B: This button takes you to a list of the render nodes. We will look at this list below.
C: This is an outline of the different render nodes rendering your job. Each box represents a different group of frames being rendered by a different node. Depending on what you set for your Frames Per Node value, each of these boxes represent a different number of frames.
D: This is an outline of the stats for your job. If you need to bump up your render's priority while it is in the farm, you can change the Job Priority here.
You may find that certain nodes are causing issues for your renders. You can tell which node is rendering which frames by hovering over the node on the right of the screen. We have three main clusters of rendering machines. Their names are buzz, jessie, and woody.

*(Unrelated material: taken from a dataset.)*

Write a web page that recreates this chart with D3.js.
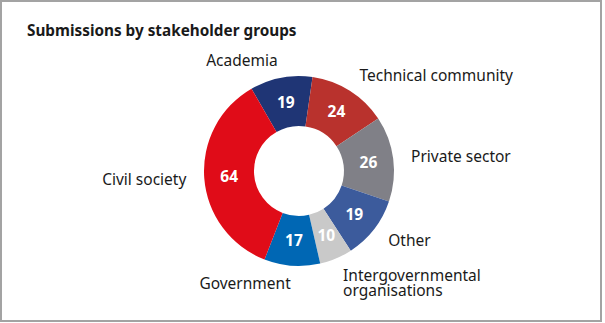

Sometimes a certain node can be malfunctioning, and you may not want your render jobs going to that node. You can restrict this node from rendering by turning on NIMBY. By clicking on the button (B) that takes you to the render nodes, you can see a list of all the render nodes.
By right clicking on a node, you can turn NIMBY on, and this will not allow this node to render any job that gets sent to the farm.
Once you've sent a job out, it's also possible to control it within the Tractor Monitor. There are several possible actions to take once your job is on the farm. If you right click on a job on the farm, the following menu will appear:
Pause New Task Launches will stop the render farm from picking up any new nodes within an already active job. This can be useful if you're sending out a large job, and want to force the farm to pace itself by preventing it from starting on new frames until it has finished previous ones.
Restart Job will stop the currently active job, and restart it from the beginning. This is sometimes a good idea to try if you're noticing errors occurring on the farm.
Archive (Delete) Job will delete the job from the farm. Sometimes this is necessary to do if a job is taking too long and using up all the render machines so other jobs can't get through.